The author defines the term “Economic Hit Man” as follows:
Economic hit men (EHMs) are highly-paid professionals who cheat countries around the globe out of trillions of dollars. They funnel money from the World Bank, the U.S. Agency for International Development (USAID), and other foreign “aid” organizations into the coffers of huge corporations and the pockets of a few wealthy families who control the planet's natural resources. Their tools included fraudulent financial reports, rigged elections, payoffs, extortion, sex, and murder. They play a game as old as empire, but one that has taken on new and terrifying dimensions during this time of globalization.
According to the author, the goal of such economic hit men is to further the global empire of corporations, banks and governments (collectively called “corporatocray” by the author, an unwieldy term that he insists on using throughout the book). If a political leader they target turns out to be incorruptible or not pliable, the “jackals” (CIA operatives) are sent in to assassinate them and replace them with a puppet leader, who very often turns out to be a despot. These operations were carried out in all countries that could help further American business interests - from countries in Central and Latin America, to the Middle East and to the Far East.

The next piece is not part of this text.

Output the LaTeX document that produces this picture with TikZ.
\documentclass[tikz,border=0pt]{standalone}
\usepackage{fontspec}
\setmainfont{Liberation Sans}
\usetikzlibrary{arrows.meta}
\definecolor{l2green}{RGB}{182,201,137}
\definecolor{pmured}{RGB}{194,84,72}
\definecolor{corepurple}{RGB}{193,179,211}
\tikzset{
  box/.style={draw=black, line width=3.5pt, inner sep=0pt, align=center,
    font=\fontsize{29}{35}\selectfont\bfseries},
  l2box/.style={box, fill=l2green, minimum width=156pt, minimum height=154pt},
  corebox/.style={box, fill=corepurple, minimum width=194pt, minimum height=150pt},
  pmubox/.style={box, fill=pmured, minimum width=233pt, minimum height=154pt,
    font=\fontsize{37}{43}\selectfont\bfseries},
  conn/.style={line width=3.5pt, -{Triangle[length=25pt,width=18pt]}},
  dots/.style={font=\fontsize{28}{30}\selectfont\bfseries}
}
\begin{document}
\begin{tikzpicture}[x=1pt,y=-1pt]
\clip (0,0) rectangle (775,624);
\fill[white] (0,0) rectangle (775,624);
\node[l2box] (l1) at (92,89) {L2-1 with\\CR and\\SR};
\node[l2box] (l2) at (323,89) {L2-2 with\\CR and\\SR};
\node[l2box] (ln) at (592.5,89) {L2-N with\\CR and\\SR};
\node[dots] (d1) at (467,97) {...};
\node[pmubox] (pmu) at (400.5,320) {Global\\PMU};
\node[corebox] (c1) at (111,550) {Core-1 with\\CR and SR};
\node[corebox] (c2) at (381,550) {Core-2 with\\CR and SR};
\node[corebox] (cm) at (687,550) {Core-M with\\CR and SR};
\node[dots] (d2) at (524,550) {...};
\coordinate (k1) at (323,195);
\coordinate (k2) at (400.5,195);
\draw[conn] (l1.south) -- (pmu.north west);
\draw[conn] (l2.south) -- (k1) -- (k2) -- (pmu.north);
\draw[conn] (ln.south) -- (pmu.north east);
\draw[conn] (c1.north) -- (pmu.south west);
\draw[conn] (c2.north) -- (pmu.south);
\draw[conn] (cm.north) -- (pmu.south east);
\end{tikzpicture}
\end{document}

If a country did not need foreign aid, for example an oil-rich country like Saudi Arabia, America would still convince its leaders to give business to its firms in the name of modernization of the country. Thus money spent on a country, and much more, would eventually come back to America as business profits, whether the money was originally spent on loans to the country or as payments for oil. In recent times with countries like China that export a lot to America, the money still finds its way back to America as China purchases large amounts of American Treasury securities. It helps tremendously that the American dollar is the international reserve currency, since it does not get hit by a country defaulting on a loan or its own obligations on its loans - it can simply print more money to take care of these situations.
The problem with this book is that there is nothing startlingly-new that hasn't long been suspected by people upset by the American hegemony of recent times. For those that aren't, there isn't any concrete evidence in the book to convince them otherwise. You are thus most likely to hold the same viewpoint about American business interests as you held before reading this book. The author claims to have written a draft of this book in the early 1980s, but held back from publishing it because of threats and bribes. Now that it has finally been published, it does not contain any revelations that people haven't already been exposed to elsewhere, even in main-stream media outlets like The New York Times. It just seems like a lame attempt on part of the author to redeem the wrongs of the early part of his career by portraying his supposed constant struggle with his conscience during this period and his renunciation of this career-path thereafter.
This doesn't mean that there's no food for thought in this book. The generally-accepted business wisdom of pursuing growth for its own sake without more than a superficial regard for the depletion of natural resources and the impoverishment of millions of people, all for the sake of continually increasing business profits, must be challenged. The abuse of the power vested in a country by virtue of being the sole issuer of the only international reserve currency is something that needs to be checked.